Familial hypertrophic cardiomyopathy (FHC) is an autosomal dominant disease caused by mutations in all of the major sarcomeric proteins, including the ventricular myosin regulatory light-chain (RLC). The E22K-RLC mutation has been associated with a rare variant of cardiac hypertrophy defined by mid-left ventricular obstruction due to papillary muscle hypertrophy. This mutation was later found to cause ventricular and septal hypertrophy. We have generated transgenic (Tg) mouse lines of myc-WT (wild type) and myc-E22K mutant of human ventricular RLC and have examined the functional consequences of this FHC mutation in skinned cardiac-muscle preparations. In longitudinal sections of whole mouse hearts stained with hematoxylin and eosin, the E22K-mutant hearts of 13-month-old animals showed signs of inter-ventricular septal hypertrophy and enlarged papillary muscles with no filament disarray.

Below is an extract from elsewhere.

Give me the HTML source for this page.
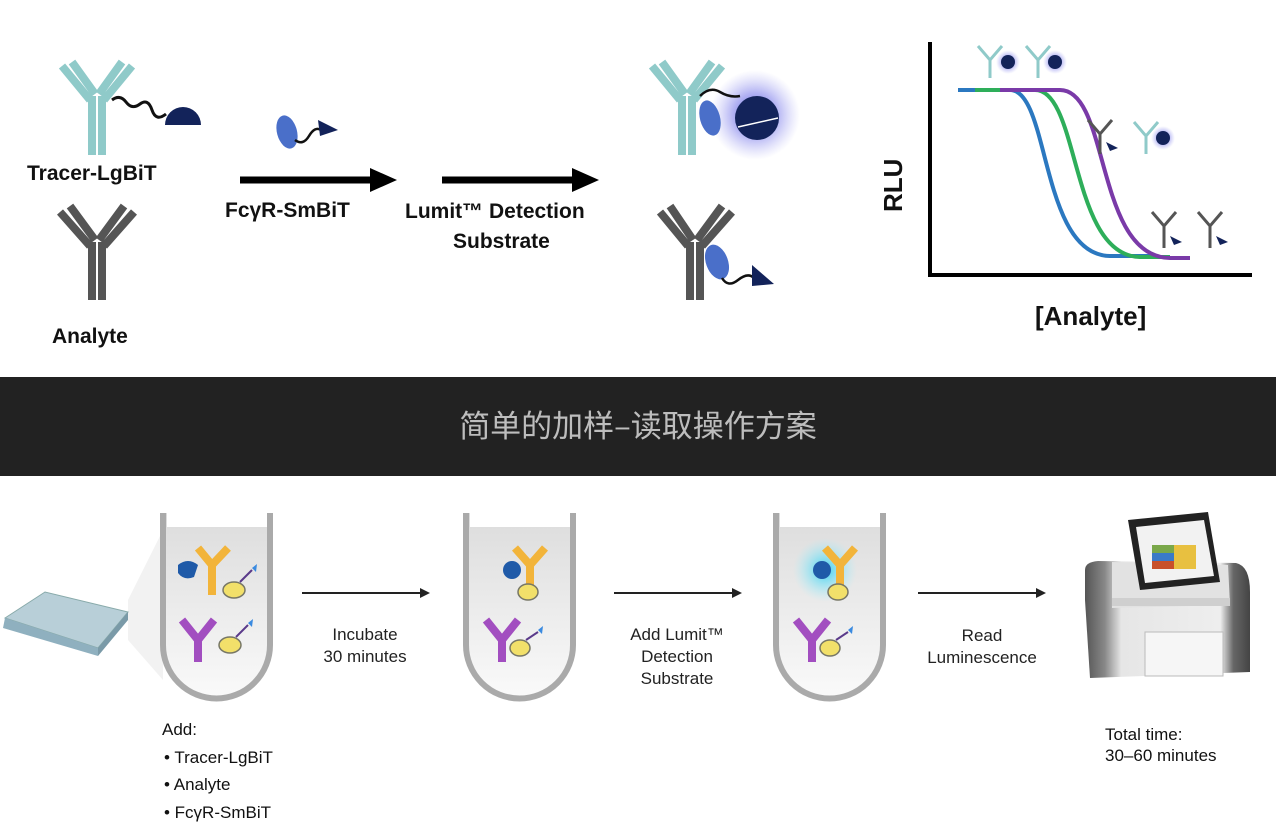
<!DOCTYPE html>
<html><head><meta charset="utf-8"><style>
html,body{margin:0;padding:0;background:#fff;}
body{width:1276px;height:832px;overflow:hidden;position:relative;font-family:"Liberation Sans","Noto Sans CJK SC",sans-serif;}
</style></head><body>
<svg width="1276" height="832" viewBox="0 0 1276 832" xmlns="http://www.w3.org/2000/svg" style="position:absolute;left:0;top:0">
<defs>
<radialGradient id="glow" cx="50%" cy="50%" r="50%">
<stop offset="0" stop-color="#3b3fd8" stop-opacity="0.9"/><stop offset="0.5" stop-color="#6a6ae8" stop-opacity="0.5"/><stop offset="1" stop-color="#9a9af0" stop-opacity="0"/></radialGradient>
<radialGradient id="cglow" cx="50%" cy="50%" r="50%">
<stop offset="0" stop-color="#30d0f0" stop-opacity="0.95"/><stop offset="1" stop-color="#a0f0ff" stop-opacity="0"/></radialGradient>
<linearGradient id="tube" x1="0" y1="0" x2="0" y2="1"><stop offset="0" stop-color="#dcdcdc"/><stop offset="1" stop-color="#fafafa"/></linearGradient>
<linearGradient id="mach" x1="0" y1="0" x2="1" y2="0"><stop offset="0" stop-color="#555"/><stop offset="0.12" stop-color="#888"/><stop offset="0.22" stop-color="#e6e6e6"/><stop offset="0.82" stop-color="#eee"/><stop offset="0.9" stop-color="#666"/><stop offset="1" stop-color="#444"/></linearGradient>
</defs>

<!-- Tracer-LgBiT antibody -->
<g stroke="#8fcac9" stroke-width="8" fill="none">
<path d="M62 66 L90 100 M72 62 L95 94"/><path d="M132 66 L104 100 M122 62 L99 94"/>
<path d="M92 96 L92 155 M102 96 L102 155"/>
</g>
<path d="M112 100 q8 -6 14 2 t14 2 t12 6 t14 4" fill="none" stroke="#111" stroke-width="3"/>
<path d="M165 125 a18 18 0 0 1 36 0 z" fill="#13235a"/>
<text x="27" y="180" font-size="21" font-weight="bold" fill="#111">Tracer-LgBiT</text>
<g stroke="#555" stroke-width="8" fill="none">
<path d="M60 212 L90 246 M70 206 L95 240"/><path d="M134 212 L104 246 M124 206 L99 240"/>
<path d="M92 242 L92 300 M102 242 L102 300"/>
</g>
<text x="52" y="343" font-size="21" font-weight="bold" fill="#111">Analyte</text>

<ellipse cx="287" cy="132" rx="10" ry="17" fill="#4a6fc9" transform="rotate(-15 287 132)"/>
<path d="M295 140 q8 6 14 -4 t12 -6" fill="none" stroke="#111" stroke-width="2.5"/>
<path d="M318 120 L338 130 L320 136 z" fill="#13235a"/>
<path d="M240 180 L372 180" stroke="#000" stroke-width="7"/><path d="M370 168 L397 180 L370 192 z" fill="#000"/>
<text x="225" y="217" font-size="21" font-weight="bold" fill="#111">FcγR-SmBiT</text>
<path d="M442 180 L574 180" stroke="#000" stroke-width="7"/><path d="M572 168 L599 180 L572 192 z" fill="#000"/>
<text x="405" y="218" font-size="21" font-weight="bold" fill="#111">Lumit™ Detection</text>
<text x="453" y="248" font-size="21" font-weight="bold" fill="#111">Substrate</text>

<circle cx="755" cy="115" r="45" fill="url(#glow)"/>
<g stroke="#8fcac9" stroke-width="8" fill="none">
<path d="M652 66 L680 100 M662 62 L685 94"/><path d="M722 66 L694 100 M712 62 L689 94"/>
<path d="M682 96 L682 155 M692 96 L692 155"/>
</g>
<ellipse cx="710" cy="118" rx="10" ry="18" fill="#4a6fc9" transform="rotate(-15 710 118)"/>
<path d="M700 96 q10 -10 20 -4 t20 4" fill="none" stroke="#111" stroke-width="2.5"/>
<circle cx="757" cy="118" r="22" fill="#13235a"/>
<path d="M738 127 L778 118" stroke="#fff" stroke-width="1.5"/>
<g stroke="#555" stroke-width="8" fill="none">
<path d="M660 212 L688 246 M670 206 L693 240"/><path d="M732 212 L702 246 M722 206 L697 240"/>
<path d="M690 242 L690 300 M700 242 L700 300"/>
</g>
<ellipse cx="717" cy="262" rx="11" ry="18" fill="#4a6fc9" transform="rotate(-20 717 262)"/>
<path d="M722 278 q6 10 16 2 t16 -2" fill="none" stroke="#111" stroke-width="2.5"/>
<path d="M752 265 L774 284 L752 286 z" fill="#13235a"/>

<path d="M930 42 L930 275 L1252 275" fill="none" stroke="#000" stroke-width="4"/>
<text x="902" y="212" font-size="26" font-weight="bold" fill="#111" transform="rotate(-90 902 212)">RLU</text>
<text x="1035" y="325" font-size="26" font-weight="bold" fill="#111">[Analyte]</text>
<path d="M958 90 L1010 90 C1050 90,1040 255,1110 256 L1150 256" fill="none" stroke="#2b78c0" stroke-width="4"/>
<path d="M975 90 L1035 90 C1080 90,1070 256,1140 257 L1170 257" fill="none" stroke="#2eae5a" stroke-width="4"/>
<path d="M1000 90 L1060 90 C1110 90,1095 257,1170 258 L1190 258" fill="none" stroke="#7a3aa8" stroke-width="4"/>
<g>
<circle cx="1008" cy="62" r="12" fill="url(#glow)"/><circle cx="1055" cy="62" r="12" fill="url(#glow)"/><circle cx="1163" cy="138" r="12" fill="url(#glow)"/>
<g stroke="#8fcac9" stroke-width="3" fill="none"><path d="M978 46 L990 60 L1002 46 M990 60 L990 78"/><path d="M1026 46 L1038 60 L1050 46 M1038 60 L1038 78"/><path d="M1134 122 L1146 136 L1158 122 M1146 136 L1146 154"/></g>
<circle cx="1008" cy="62" r="7" fill="#13235a"/><circle cx="1055" cy="62" r="7" fill="#13235a"/><circle cx="1163" cy="138" r="7" fill="#13235a"/>
<g stroke="#555" stroke-width="3" fill="none"><path d="M1088 120 L1100 134 L1112 120 M1100 134 L1100 154"/><path d="M1152 212 L1164 226 L1176 212 M1164 226 L1164 248"/><path d="M1198 212 L1210 226 L1222 212 M1210 226 L1210 248"/></g>
<path d="M1106 142 l12 6 l-8 3z M1170 236 l12 6 l-8 3z M1216 236 l12 6 l-8 3z" fill="#13235a"/>
</g>

<rect x="0" y="377" width="1276" height="99" fill="#222"/>
<text x="638" y="437" font-size="31" fill="#bdbdbd" text-anchor="middle" font-family="Noto Sans CJK SC, sans-serif">简单的加样–读取操作方案</text>

<path d="M128 600 L163 530 L163 680 L128 640 z" fill="#f2f2f2"/>
<path d="M5 618 L45 592 L128 612 L98 648 z" fill="#b8cfd8" stroke="#8aa" stroke-width="1"/>
<path d="M5 618 L98 648 L98 656 L3 628 z" fill="#8fb0bf"/>
<path d="M98 648 L128 612 L128 620 L98 656z" fill="#7a9aa8"/>

<g fill="url(#tube)" stroke="#aaa" stroke-width="6">
<path d="M163 513 L163 645 A53 53 0 0 0 270 645 L270 513"/>
<path d="M466 513 L466 645 A53 53 0 0 0 573 645 L573 513"/>
<path d="M776 513 L776 645 A53 53 0 0 0 883 645 L883 513"/>
</g>
<rect x="167" y="513" width="100" height="14" fill="#fff"/><rect x="470" y="513" width="100" height="14" fill="#fff"/><rect x="780" y="513" width="100" height="14" fill="#fff"/>
<circle cx="825" cy="570" r="32" fill="url(#cglow)"/>

<g>
<path d="M198 548 L212 565 L228 548 M212 565 L212 595" fill="none" stroke="#f2b43a" stroke-width="8"/>
<path d="M178 565 q10 -8 20 0 l-4 12 q-10 4 -16 -4z" fill="#1f5aa8"/>
<ellipse cx="234" cy="590" rx="11" ry="8" fill="#f2e06a" stroke="#776" stroke-width="1.5"/>
<path d="M240 582 l12 -12" stroke="#5a3a8a" stroke-width="2"/><path d="M252 568 l5 -4 l-1 8z" fill="#3a8ae0"/>
<path d="M182 620 L198 640 L214 620 M198 640 L198 662" fill="none" stroke="#a24ec0" stroke-width="8"/>
<ellipse cx="230" cy="645" rx="11" ry="8" fill="#f2e06a" stroke="#776" stroke-width="1.5"/>
<path d="M236 637 l12 -12" stroke="#5a3a8a" stroke-width="2"/><path d="M248 623 l5 -4 l-1 8z" fill="#3a8ae0"/>
</g>
<g>
<path d="M515 548 L530 565 L545 548 M530 565 L530 592" fill="none" stroke="#f2b43a" stroke-width="8"/>
<circle cx="512" cy="570" r="9" fill="#1f5aa8"/>
<ellipse cx="528" cy="592" rx="10" ry="8" fill="#f2e06a" stroke="#776" stroke-width="1.5"/>
<path d="M486 620 L502 640 L518 620 M502 640 L502 662" fill="none" stroke="#a24ec0" stroke-width="8"/>
<ellipse cx="520" cy="648" rx="10" ry="8" fill="#f2e06a" stroke="#776" stroke-width="1.5"/>
<path d="M526 640 l12 -8" stroke="#5a3a8a" stroke-width="2"/><path d="M538 630 l5 -4 l-1 8z" fill="#3a8ae0"/>
</g>
<g>
<path d="M825 548 L840 565 L855 548 M840 565 L840 592" fill="none" stroke="#f2b43a" stroke-width="8"/>
<circle cx="822" cy="570" r="9" fill="#1f5aa8"/>
<ellipse cx="838" cy="592" rx="10" ry="8" fill="#f2e06a" stroke="#776" stroke-width="1.5"/>
<path d="M796 620 L812 640 L828 620 M812 640 L812 662" fill="none" stroke="#a24ec0" stroke-width="8"/>
<ellipse cx="830" cy="648" rx="10" ry="8" fill="#f2e06a" stroke="#776" stroke-width="1.5"/>
<path d="M836 640 l12 -8" stroke="#5a3a8a" stroke-width="2"/><path d="M848 630 l5 -4 l-1 8z" fill="#3a8ae0"/>
</g>

<g stroke="#222" stroke-width="2"><path d="M302 593 L422 593"/><path d="M614 593 L734 593"/><path d="M918 593 L1038 593"/></g>
<g fill="#222"><path d="M420 588 L430 593 L420 598z"/><path d="M732 588 L742 593 L732 598z"/><path d="M1036 588 L1046 593 L1036 598z"/></g>
<g font-size="17" fill="#222" text-anchor="middle">
<text x="365" y="640">Incubate</text><text x="365" y="662">30 minutes</text>
<text x="677" y="640">Add Lumit™</text><text x="677" y="662">Detection</text><text x="677" y="684">Substrate</text>
<text x="982" y="641">Read</text><text x="982" y="663">Luminescence</text>
</g>
<g font-size="17" fill="#111">
<text x="162" y="735">Add:</text>
<text x="164" y="763">•  Tracer-LgBiT</text>
<text x="164" y="790">•  Analyte</text>
<text x="164" y="818">•  FcγR-SmBiT</text>
<text x="1105" y="740">Total time:</text>
<text x="1105" y="761">30–60 minutes</text>
</g>

<path d="M1085 570 Q1085 562 1098 561 L1236 563 Q1250 566 1250 592 L1250 672 L1090 678 L1085 600z" fill="url(#mach)"/>
<path d="M1112 562 L1228 565 L1230 605 L1112 608z" fill="#e2e2e2"/>
<rect x="1112" y="598" width="118" height="8" fill="#cfcfcf"/>
<rect x="1145" y="632" width="78" height="44" fill="#f6f6f6" stroke="#bbb"/>
<path d="M1128 520 L1208 512 L1220 582 L1140 590z" fill="#222"/>
<path d="M1136 527 L1204 520 L1214 576 L1145 583z" fill="#f2f2f2"/>
<rect x="1152" y="545" width="22" height="8" fill="#7aa84a"/><rect x="1152" y="553" width="22" height="8" fill="#3a7ac8"/><rect x="1152" y="561" width="22" height="8" fill="#c8502a"/>
<rect x="1174" y="545" width="22" height="24" fill="#e8c040"/>
</svg>
</body></html>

Echo examination did not reveal evidence of cardiac hypertrophy in Tg-E22K mice compared to Tg-WT or Non-Tg hearts. Physiological studies utilizing skinned cardiac-muscle preparations showed an increase by DeltapCa50>or=0.1 in Ca(2+) sensitivity of myofibrillar ATPase activity and force development in Tg-E22K mice compared with Tg-WT or Non-Tg littermates. Our results suggest that E22K-linked FHC is mediated through Ca(2+)-dependent events. The FHC-mediated structural perturbations in RLC that affect Ca(2+) binding properties of the mutated myocardium are responsible for triggering the abnormal function of the heart that in turn might initiate a hypertrophic process and lead to heart failure.